--- Given data ---
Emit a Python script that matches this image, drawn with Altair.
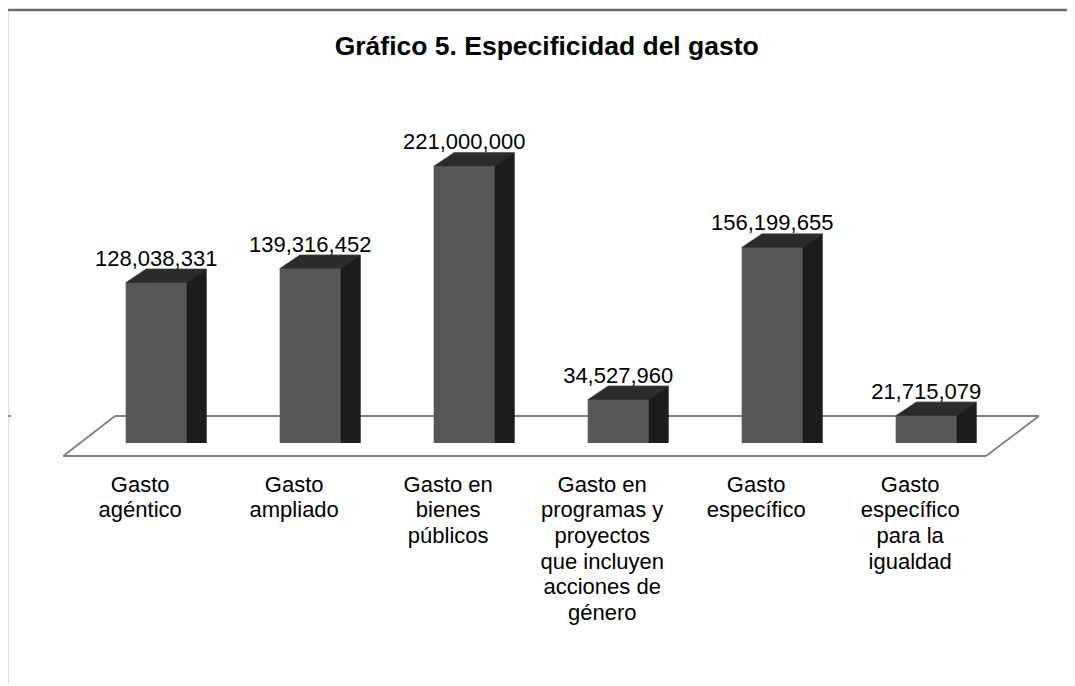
import altair as alt
import pandas as pd

# ---- data ----
categorias = [
    "Gasto agéntico",
    "Gasto ampliado",
    "Gasto en bienes públicos",
    "Gasto en programas y proyectos que incluyen acciones de género",
    "Gasto específico",
    "Gasto específico para la igualdad",
]
etiquetas = [
    "Gasto\nagéntico",
    "Gasto\nampliado",
    "Gasto en\nbienes\npúblicos",
    "Gasto en\nprogramas y\nproyectos\nque incluyen\nacciones de\ngénero",
    "Gasto\nespecífico",
    "Gasto\nespecífico\npara la\nigualdad",
]
valores = [128038331, 139316452, 221000000, 34527960, 156199655, 21715079]
titulo = "Gráfico 5. Especificidad del gasto"

df = pd.DataFrame({"categoria": categorias, "etiqueta": etiquetas, "valor": valores})

FONT = "Liberation Sans"
DEPTH = 20
SLOPE = 0.67

x_scale = alt.Scale(domain=categorias, range=[112.7, 943.7], paddingInner=0.6039, paddingOuter=0)
y_scale = alt.Scale(domain=[0, 300000000], range=[430, 54.4], nice=False, zero=True)
X = alt.X("categoria:N", scale=x_scale, axis=None, sort=categorias)
Y = alt.Y("valor:Q", scale=y_scale, axis=None, stack=None)

base = alt.Chart(df)


def seg(x1, y1, x2, y2, color, w):
    return alt.Chart(pd.DataFrame({"s": [0]})).mark_rule(color=color, strokeWidth=w).encode(
        x=alt.value(x1), x2=alt.value(x2), y=alt.value(y1), y2=alt.value(y2)
    )


floor_c = "#808080"
floor = [
    seg(50.3, 443, 973, 443, floor_c, 1.8),
    seg(102, 403, 1026, 403, floor_c, 1.8),
    seg(50.3, 443, 102, 403, floor_c, 1.8),
    seg(973, 443, 1026, 403, floor_c, 1.8),
]
border_c = "#6b6b6b"
border = [
    seg(-6, -3, 1062, -3, border_c, 2.5),
    seg(-6, -3, -6, 690, border_c, 2.5),
    seg(-6, 403, -2, 403, border_c, 1.5),
]

side_layers = [
    base.mark_bar(color="#1c1c1c", xOffset=k, yOffset=-SLOPE * k, y2Offset=-SLOPE * k).encode(x=X, y=Y)
    for k in range(1, DEPTH + 1)
]
top_layers = [
    base.mark_tick(color="#2e2e2e", size=61, thickness=1.6, orient="horizontal",
                   xOffset=k, yOffset=-SLOPE * k).encode(x=X, y=Y)
    for k in range(0, DEPTH + 1)
]
front = base.mark_bar(color="#575757").encode(x=X, y=Y)

val_text = base.mark_text(font=FONT, fontSize=22, color="black", baseline="alphabetic", dy=-17).encode(
    x=X, y=Y, text=alt.Text("valor:Q", format=",d")
)
cat_text = base.mark_text(font=FONT, fontSize=22, lineBreak="\n", lineHeight=25.7,
                          baseline="alphabetic", dx=-16, color="black").encode(
    x=X, y=alt.value(478.7), text="etiqueta:N"
)
title = alt.Chart(pd.DataFrame({"t": [titulo]})).mark_text(
    font=FONT, fontSize=26.5, fontWeight="bold", baseline="alphabetic", align="center", color="black"
).encode(x=alt.value(533.7), y=alt.value(42), text="t:N")

chart = alt.layer(*floor, *border, *side_layers, *top_layers, front, val_text, cat_text, title).properties(
    width=1054,
    height=670,
    autosize=alt.AutoSizeParams(type="none"),
    padding={"left": 5, "top": 5, "right": 0, "bottom": 0},
    background="white",
).configure_view(stroke=None)

chart.save("out.html", embed_options={"renderer": "svg", "actions": False})
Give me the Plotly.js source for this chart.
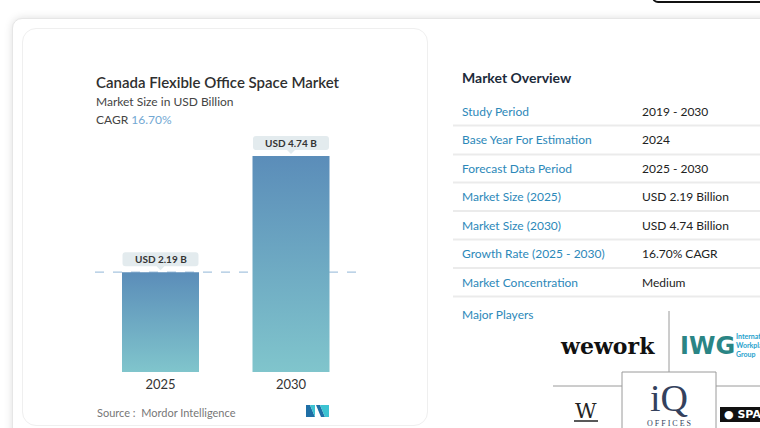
<!DOCTYPE html>
<html>
<head>
<meta charset="utf-8">
<script src="https://cdn.plot.ly/plotly-3.0.1.min.js"></script>
<style>
  html, body { margin: 0; padding: 0; background: #ffffff; overflow: hidden; }
  #page { position: relative; width: 760px; height: 428px; overflow: hidden; }
  .btn { position: absolute; left: 652px; top: -30px; width: 140px; height: 33px;
         border: 2px solid #111; border-radius: 6px; box-sizing: border-box; }
  .card { position: absolute; left: 12px; top: 18px; width: 820px; height: 520px;
          border: 1px solid #e6e6e6; border-radius: 10px; box-sizing: border-box;
          box-shadow: 0 0 9px rgba(0,0,0,0.13); background: #fff; }
  .inner { position: absolute; left: 22px; top: 28px; width: 406px; height: 398px;
           border: 1px solid #efefef; border-radius: 14px; box-sizing: border-box; background: #fff; }
  #chart { position: absolute; left: 0; top: 0; width: 760px; height: 428px; }
</style>
</head>
<body>
<div id="page">
  <div class="btn"></div>
  <div class="card"></div>
  <div class="inner"></div>
  <div id="chart"></div>
</div>
<script>
// Market size (USD billion) by year
const years = ['2025', '2030'];
const marketSize = [2.19, 4.74];
const cagrText = '16.70%';

// Market overview table
const overviewLabels = ['Study Period', 'Base Year For Estimation', 'Forecast Data Period',
  'Market Size (2025)', 'Market Size (2030)', 'Growth Rate (2025 - 2030)', 'Market Concentration'];
const overviewValues = ['2019 - 2030', '2024', '2025 - 2030',
  'USD 2.19 Billion', 'USD 4.74 Billion', '16.70% CAGR', 'Medium'];

const W = 760, H = 428;
const px = x => x / W;
const py = y => 1 - y / H;
const FONT = 'Lato, "Open Sans", sans-serif';

const annotations = [];
const shapes = [];

// left-anchored text; x is the visible left edge of the glyphs
function label(x, y, text, size, color, extra) {
  annotations.push(Object.assign({
    xref: 'paper', yref: 'paper', x: px(x - 2), y: py(y), text: text,
    showarrow: false, xanchor: 'left', yanchor: 'middle', align: 'left',
    font: { family: FONT, size: size, color: color }
  }, extra || {}));
}

// Chart heading
label(96, 82, 'Canada Flexible Office Space Market', 15, '#2f2f2f', { font: { family: FONT, size: 15, color: '#2f2f2f', weight: 600 } });
label(96, 101, 'Market Size in USD Billion', 12, '#444444');
label(96, 119, 'CAGR <span style="color:#72a8d3">' + cagrText + '</span>', 12, '#444444');
label(97, 412, 'Source :  Mordor Intelligence', 11, '#777777');

// Value callouts above each bar: rounded tag with a small pointer, anchored at the bar top
const tagPath = 'M-35,6 L-4,6 L0,2 L4,6 L35,6 Q38,6 38,9 L38,17 Q38,20 35,20 ' +
                'L-35,20 Q-38,20 -38,17 L-38,9 Q-38,6 -35,6 Z';
marketSize.forEach((v, i) => {
  shapes.push({
    type: 'path', xref: 'x', yref: 'y', xsizemode: 'pixel', ysizemode: 'pixel',
    xanchor: i, yanchor: v, path: tagPath,
    fillcolor: '#e3ebee', line: { width: 0 }
  });
  annotations.push({
    xref: 'x', yref: 'y', x: i, y: v, yanchor: 'middle', yshift: 13,
    text: '<b>USD ' + v.toFixed(2) + ' B</b>', showarrow: false,
    font: { family: FONT, size: 10, color: '#333333' }
  });
});

// Reference line at the 2025 value
shapes.push({
  type: 'line', xref: 'paper', yref: 'y', x0: px(95), x1: px(358),
  y0: marketSize[0], y1: marketSize[0], layer: 'below',
  line: { color: '#a8c5df', width: 1.3, dash: 'dash' }
});

// Mordor mark
const mark = [
  ['M306,405 L310,405 L315,417 L306,417 Z', '#1f6fa6'],
  ['M310,405 L315,405 L315,417 Z', '#3cc3d2'],
  ['M316,405 L320,405 L325,417 L321,417 Z', '#1f6fa6'],
  ['M320,405 L329,405 L329,417 L325,417 Z', '#3cc3d2']
];
mark.forEach(([d, c]) => {
  const path = d.replace(/(\d+),(\d+)/g, (m, a, b) => px(+a).toFixed(5) + ',' + py(+b).toFixed(5));
  shapes.push({ type: 'path', xref: 'paper', yref: 'paper', path: path, fillcolor: c, line: { width: 0 } });
});

// Market overview panel
label(462, 77, '<b>Market Overview</b>', 14, '#1d2b3b');
const rowY = [111, 140, 168, 196.5, 225, 253.5, 282];
overviewLabels.forEach((t, i) => {
  label(462, rowY[i], t, 12, '#2c88b9');
  label(642, rowY[i], overviewValues[i], 12, '#222222');
  shapes.push({
    type: 'line', xref: 'paper', yref: 'paper', x0: px(453), x1: px(762),
    y0: py(rowY[i] + 14.5), y1: py(rowY[i] + 14.5),
    line: { color: '#ebebeb', width: 2 }
  });
});
label(462, 314, 'Major Players', 12, '#2c88b9');

// Major players grid
const gridLines = [
  [669, 311, 669, 372], [553, 386, 622, 386], [716, 386, 762, 386],
  [622, 372, 716, 372], [622, 372, 622, 430], [716, 372, 716, 430]
];
gridLines.forEach(([x0, y0, x1, y1]) => shapes.push({
  type: 'line', xref: 'paper', yref: 'paper', x0: px(x0), y0: py(y0), x1: px(x1), y1: py(y1),
  line: { color: '#9a9a9a', width: 1 }
}));

label(560, 346, '<b>wework</b>', 22, '#111111', { font: { family: 'DejaVu Serif', size: 22, color: '#111111' } });
label(680, 346, '<b>IWG</b>', 24, '#2a8585', { font: { family: 'DejaVu Sans', size: 24, color: '#2a8585' } });
label(736, 345, '<b>International<br>Workplace<br>Group</b>', 7, '#27a2cd', { font: { family: FONT, size: 7, color: '#27a2cd' } });
label(575, 411, 'W', 22, '#222222', { font: { family: 'DejaVu Serif', size: 21, color: '#222222' } });
shapes.push({ type: 'line', xref: 'paper', yref: 'paper', x0: px(574), x1: px(598), y0: py(421), y1: py(421), line: { color: '#222222', width: 1.5 } });
annotations.push({ xref: 'paper', yref: 'paper', x: px(669), y: py(398), text: 'iQ', showarrow: false,
  xanchor: 'center', yanchor: 'middle', font: { family: 'Liberation Serif', size: 38, color: '#34415d' } });
annotations.push({ xref: 'paper', yref: 'paper', x: px(669), y: py(423), text: 'O F F I C E S', showarrow: false,
  xanchor: 'center', yanchor: 'middle', font: { family: 'Liberation Serif', size: 8, color: '#34415d' } });
shapes.push({ type: 'rect', xref: 'paper', yref: 'paper', x0: px(720), x1: px(764), y0: py(422), y1: py(407),
  fillcolor: '#111111', line: { width: 0 } });
label(724, 414.5, '<b>● SPACES</b>', 11, '#ffffff', { font: { family: 'DejaVu Sans', size: 11, color: '#ffffff' } });

const trace = {
  type: 'bar', x: years, y: marketSize, width: 0.59,
  marker: { color: '#6ea8c2', line: { width: 0 } },
  hoverinfo: 'skip'
};

const layout = {
  width: W, height: H, margin: { l: 0, r: 0, t: 0, b: 0 },
  paper_bgcolor: 'rgba(0,0,0,0)', plot_bgcolor: 'rgba(0,0,0,0)',
  showlegend: false,
  xaxis: {
    domain: [95.25 / W, 356.25 / W], type: 'category', range: [-0.5, 1.5],
    showgrid: false, zeroline: false, showline: false, ticks: '', ticklabelstandoff: 3,
    tickfont: { family: FONT, size: 13, color: '#333333' }, fixedrange: true
  },
  yaxis: {
    domain: [56 / H, (H - 121.4) / H], range: [0, 5.5], visible: false, fixedrange: true
  },
  annotations: annotations,
  shapes: shapes
};

Plotly.newPlot('chart', [trace], layout, { staticPlot: true, displayModeBar: false }).then(gd => {
  // vertical blue-to-teal fade on the bars
  const svg = gd.querySelector('svg.main-svg');
  const ns = 'http://www.w3.org/2000/svg';
  let defs = svg.querySelector('defs');
  if (!defs) { defs = document.createElementNS(ns, 'defs'); svg.insertBefore(defs, svg.firstChild); }
  const grad = document.createElementNS(ns, 'linearGradient');
  grad.setAttribute('id', 'barFade');
  grad.setAttribute('x1', '0'); grad.setAttribute('y1', '0');
  grad.setAttribute('x2', '0'); grad.setAttribute('y2', '1');
  [['0%', '#5b8db9'], ['100%', '#80c5cc']].forEach(([o, c]) => {
    const s = document.createElementNS(ns, 'stop');
    s.setAttribute('offset', o); s.setAttribute('stop-color', c);
    grad.appendChild(s);
  });
  defs.appendChild(grad);
  gd.querySelectorAll('.barlayer .point path').forEach(p => { p.style.fill = 'url(#barFade)'; });
});
</script>
</body>
</html>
---
**Goal of the exercise:** Transcribe only the lines from the line holding "Give me the Plotly.js source for this chart." through the line holding "const cagrText = '16.70%';", inclusive, without any of the pictures.

**The solution:**
Give me the Plotly.js source for this chart.
<!DOCTYPE html>
<html>
<head>
<meta charset="utf-8">
<script src="https://cdn.plot.ly/plotly-3.0.1.min.js"></script>
<style>
  html, body { margin: 0; padding: 0; background: #ffffff; overflow: hidden; }
  #page { position: relative; width: 760px; height: 428px; overflow: hidden; }
  .btn { position: absolute; left: 652px; top: -30px; width: 140px; height: 33px;
         border: 2px solid #111; border-radius: 6px; box-sizing: border-box; }
  .card { position: absolute; left: 12px; top: 18px; width: 820px; height: 520px;
          border: 1px solid #e6e6e6; border-radius: 10px; box-sizing: border-box;
          box-shadow: 0 0 9px rgba(0,0,0,0.13); background: #fff; }
  .inner { position: absolute; left: 22px; top: 28px; width: 406px; height: 398px;
           border: 1px solid #efefef; border-radius: 14px; box-sizing: border-box; background: #fff; }
  #chart { position: absolute; left: 0; top: 0; width: 760px; height: 428px; }
</style>
</head>
<body>
<div id="page">
  <div class="btn"></div>
  <div class="card"></div>
  <div class="inner"></div>
  <div id="chart"></div>
</div>
<script>
// Market size (USD billion) by year
const years = ['2025', '2030'];
const marketSize = [2.19, 4.74];
const cagrText = '16.70%';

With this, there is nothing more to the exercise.